【来週の注目材料】9月のFOMCに向けて米景気動向をチェック
ジャクソンホールも終わり、来週はややイベント感に欠ける週になりそう。
もっとも、9月のFOMCやECBで追加緩和期待が広がる中、米国や欧州の重要指標には注目が集まりそうです。
今回はまず米国の指標を確認してみましょう。
26日には7月の米耐久財受注速報値が発表されます。
GDPの設備投資と関係が深い同指標。4月、5月前月比マイナスとなった同指標は、前回6月に+1.9%と持ち直しました。今回は+1.0%とやや鈍化もプラス圏を維持する見込みです。米国の第2四半期GDPは予想ほどの鈍化を見せず、前期比年率+2.1%と底堅かった印象ですが、設備投資に関しては2016年第1四半期以来、初めてのマイナス圏となる-0.6%と厳しい数字を記録しました。
第3四半期以降の持ち直しには設備投資の回復が望まれるだけに、底堅い数字が出てくるのかどうかが注目されるところです。
29日には米第2四半期GDPの改定値が発表されます。
速報値は個人消費が前期比年率+4.3%とかなり強めに出たことで、設備投資や輸出の落ち込みをカバーして、予想された前期比年率+1.8%よりは強めの数字となる+2.1%を記録。もっとも第1四半期の+3.1%よりは鈍化しており、トランプ大統領が経済成長の目標として挙げている3.0%にも遠い数字だけにトランプ政権からFRBへの利下げ圧力につながる格好となりました。
今回は+2.0%と若干の鈍化見込み。
6月の卸売在庫が確報値ベースで下方修正、同企業在庫が5月から鈍化するなど、速報値発表以降の在庫関連の指標が弱めに出ており、在庫投資などが少し厳しい数字になりそうです。予想程度の鈍化であれば織り込み済みとみられますが、2%を割り込む数字が出てくるようだと、
FOMCでの0.50%の大幅利下げ期待が広がる形でドル売りが強まる可能性があります。
30日には7月のPCEデフレータが発表されます。
13日に発表された7月の米消費者物価指数(CPI)は、総合、コアの前年比が共に予想及び前回を上回る好結果となり、コアCPIは+2.2%の高水準となりました。もっとも米国のインフレターゲットの対象であり、金融政策動向への影響も大きいとみられる今回のPCEデフレータは、総合で前年比+1.4%、コアで同1.6%と、共に前回と同様の水準にとどまると見込まれています。

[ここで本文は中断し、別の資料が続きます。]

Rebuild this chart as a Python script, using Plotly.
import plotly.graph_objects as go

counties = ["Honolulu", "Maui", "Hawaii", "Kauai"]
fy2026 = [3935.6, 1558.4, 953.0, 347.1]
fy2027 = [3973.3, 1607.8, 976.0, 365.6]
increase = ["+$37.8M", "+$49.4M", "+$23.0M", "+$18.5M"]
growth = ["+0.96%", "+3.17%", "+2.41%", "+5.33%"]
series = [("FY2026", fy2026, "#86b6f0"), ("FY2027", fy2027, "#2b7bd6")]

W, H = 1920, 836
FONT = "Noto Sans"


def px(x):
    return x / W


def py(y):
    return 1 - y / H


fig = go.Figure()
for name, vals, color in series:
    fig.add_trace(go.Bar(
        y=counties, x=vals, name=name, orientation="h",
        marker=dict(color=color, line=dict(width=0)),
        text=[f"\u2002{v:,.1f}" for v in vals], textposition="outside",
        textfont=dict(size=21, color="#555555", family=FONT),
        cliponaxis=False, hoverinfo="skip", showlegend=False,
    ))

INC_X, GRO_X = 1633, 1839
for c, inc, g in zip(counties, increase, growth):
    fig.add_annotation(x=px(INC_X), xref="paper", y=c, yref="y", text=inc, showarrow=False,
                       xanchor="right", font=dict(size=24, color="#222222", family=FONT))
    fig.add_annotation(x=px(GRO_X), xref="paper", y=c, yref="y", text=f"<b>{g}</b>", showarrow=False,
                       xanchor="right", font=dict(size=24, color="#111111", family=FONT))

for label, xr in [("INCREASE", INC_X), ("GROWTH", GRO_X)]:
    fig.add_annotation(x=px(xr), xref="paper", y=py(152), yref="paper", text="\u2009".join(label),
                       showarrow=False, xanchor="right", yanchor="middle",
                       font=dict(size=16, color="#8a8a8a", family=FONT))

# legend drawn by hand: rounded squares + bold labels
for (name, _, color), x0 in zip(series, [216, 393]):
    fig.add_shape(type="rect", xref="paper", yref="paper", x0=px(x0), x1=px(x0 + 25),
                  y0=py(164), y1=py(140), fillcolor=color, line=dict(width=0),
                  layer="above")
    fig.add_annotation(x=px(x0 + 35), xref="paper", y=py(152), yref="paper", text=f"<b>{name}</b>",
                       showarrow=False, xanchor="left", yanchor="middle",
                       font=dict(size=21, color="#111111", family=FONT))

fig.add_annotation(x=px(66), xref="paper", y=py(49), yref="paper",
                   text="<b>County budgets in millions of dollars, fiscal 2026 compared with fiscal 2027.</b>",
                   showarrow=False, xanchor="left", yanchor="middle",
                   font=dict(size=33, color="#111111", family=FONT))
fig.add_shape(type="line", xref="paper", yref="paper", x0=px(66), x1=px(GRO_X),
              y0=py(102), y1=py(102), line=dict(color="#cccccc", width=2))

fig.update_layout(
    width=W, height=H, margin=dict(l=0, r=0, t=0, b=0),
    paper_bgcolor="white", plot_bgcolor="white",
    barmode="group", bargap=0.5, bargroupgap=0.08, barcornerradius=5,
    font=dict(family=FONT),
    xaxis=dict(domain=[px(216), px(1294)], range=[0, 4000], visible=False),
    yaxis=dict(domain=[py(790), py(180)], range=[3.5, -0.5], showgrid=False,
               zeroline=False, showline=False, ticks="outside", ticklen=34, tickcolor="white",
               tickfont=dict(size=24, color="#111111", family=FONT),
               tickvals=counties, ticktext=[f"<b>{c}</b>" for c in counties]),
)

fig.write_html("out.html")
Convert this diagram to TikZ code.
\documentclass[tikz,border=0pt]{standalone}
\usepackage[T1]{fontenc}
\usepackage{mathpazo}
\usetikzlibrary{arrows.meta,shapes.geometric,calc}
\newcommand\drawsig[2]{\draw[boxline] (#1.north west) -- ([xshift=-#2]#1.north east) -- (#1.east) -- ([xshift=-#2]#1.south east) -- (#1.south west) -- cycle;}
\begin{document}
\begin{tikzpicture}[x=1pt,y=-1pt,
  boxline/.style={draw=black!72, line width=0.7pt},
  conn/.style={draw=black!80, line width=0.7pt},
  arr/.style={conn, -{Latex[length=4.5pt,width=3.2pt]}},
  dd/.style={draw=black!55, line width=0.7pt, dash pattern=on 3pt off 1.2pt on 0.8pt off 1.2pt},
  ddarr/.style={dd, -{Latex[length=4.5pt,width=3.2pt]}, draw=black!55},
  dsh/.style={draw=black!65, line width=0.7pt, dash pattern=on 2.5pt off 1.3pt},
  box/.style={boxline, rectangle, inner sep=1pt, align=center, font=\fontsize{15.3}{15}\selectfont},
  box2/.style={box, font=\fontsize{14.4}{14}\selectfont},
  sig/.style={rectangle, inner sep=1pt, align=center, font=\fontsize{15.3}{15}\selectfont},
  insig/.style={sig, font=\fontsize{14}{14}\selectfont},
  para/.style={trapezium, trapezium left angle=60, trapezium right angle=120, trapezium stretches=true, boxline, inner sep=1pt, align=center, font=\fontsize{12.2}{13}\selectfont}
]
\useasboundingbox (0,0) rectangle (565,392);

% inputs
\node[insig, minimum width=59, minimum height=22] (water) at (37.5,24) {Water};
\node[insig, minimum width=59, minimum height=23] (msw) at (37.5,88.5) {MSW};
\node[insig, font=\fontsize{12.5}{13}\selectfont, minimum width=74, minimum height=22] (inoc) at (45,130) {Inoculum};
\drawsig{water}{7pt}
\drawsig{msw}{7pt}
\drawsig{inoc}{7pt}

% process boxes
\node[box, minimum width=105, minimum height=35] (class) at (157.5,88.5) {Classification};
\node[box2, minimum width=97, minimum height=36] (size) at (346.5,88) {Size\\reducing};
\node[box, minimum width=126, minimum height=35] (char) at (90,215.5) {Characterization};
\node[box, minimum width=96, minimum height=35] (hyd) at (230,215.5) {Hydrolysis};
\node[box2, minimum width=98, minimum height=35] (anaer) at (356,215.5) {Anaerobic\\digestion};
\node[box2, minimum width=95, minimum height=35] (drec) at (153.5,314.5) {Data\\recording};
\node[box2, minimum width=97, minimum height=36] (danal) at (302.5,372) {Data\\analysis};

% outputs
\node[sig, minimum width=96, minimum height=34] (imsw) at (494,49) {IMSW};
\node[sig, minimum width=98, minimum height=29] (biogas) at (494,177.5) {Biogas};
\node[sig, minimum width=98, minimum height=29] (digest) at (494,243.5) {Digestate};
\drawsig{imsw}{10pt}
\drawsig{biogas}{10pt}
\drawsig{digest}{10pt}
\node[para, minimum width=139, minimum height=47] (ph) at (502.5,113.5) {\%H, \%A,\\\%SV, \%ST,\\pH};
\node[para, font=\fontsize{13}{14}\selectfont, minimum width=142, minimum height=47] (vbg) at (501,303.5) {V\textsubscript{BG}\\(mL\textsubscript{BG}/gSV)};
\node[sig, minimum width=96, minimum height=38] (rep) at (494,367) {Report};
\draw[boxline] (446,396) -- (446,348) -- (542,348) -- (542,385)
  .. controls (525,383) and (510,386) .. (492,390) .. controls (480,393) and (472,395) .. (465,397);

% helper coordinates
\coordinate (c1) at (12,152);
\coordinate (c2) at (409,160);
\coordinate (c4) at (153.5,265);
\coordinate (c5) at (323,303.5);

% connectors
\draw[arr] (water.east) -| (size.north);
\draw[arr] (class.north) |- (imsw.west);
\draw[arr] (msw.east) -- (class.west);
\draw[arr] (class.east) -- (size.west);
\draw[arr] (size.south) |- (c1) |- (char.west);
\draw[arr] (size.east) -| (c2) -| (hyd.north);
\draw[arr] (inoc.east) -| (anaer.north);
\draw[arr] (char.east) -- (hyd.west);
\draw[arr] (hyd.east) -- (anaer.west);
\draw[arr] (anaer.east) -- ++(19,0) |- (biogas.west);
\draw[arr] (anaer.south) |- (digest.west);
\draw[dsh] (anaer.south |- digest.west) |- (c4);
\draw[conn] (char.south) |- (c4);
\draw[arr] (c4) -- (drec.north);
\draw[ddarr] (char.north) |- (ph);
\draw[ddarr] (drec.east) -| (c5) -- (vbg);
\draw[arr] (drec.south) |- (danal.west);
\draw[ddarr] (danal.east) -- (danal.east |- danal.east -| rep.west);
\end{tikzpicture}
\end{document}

ターゲットの2%にも遠く、利下げのハードルにはならないとみられます。比較的堅調な動きを見せる住居費の占める割合がCPIの約半分ということもあり、その点では前回並みという予想に違和感はありませんが、CPIの内訳をみると、被服、医療、中古車など幅広い分野で上昇が見られることからPCEも予想を超えての上昇を期待したいところ。予想を超えてきた場合、今後の追加利下げ期待を後退させる形でドル売りが広がりそうです。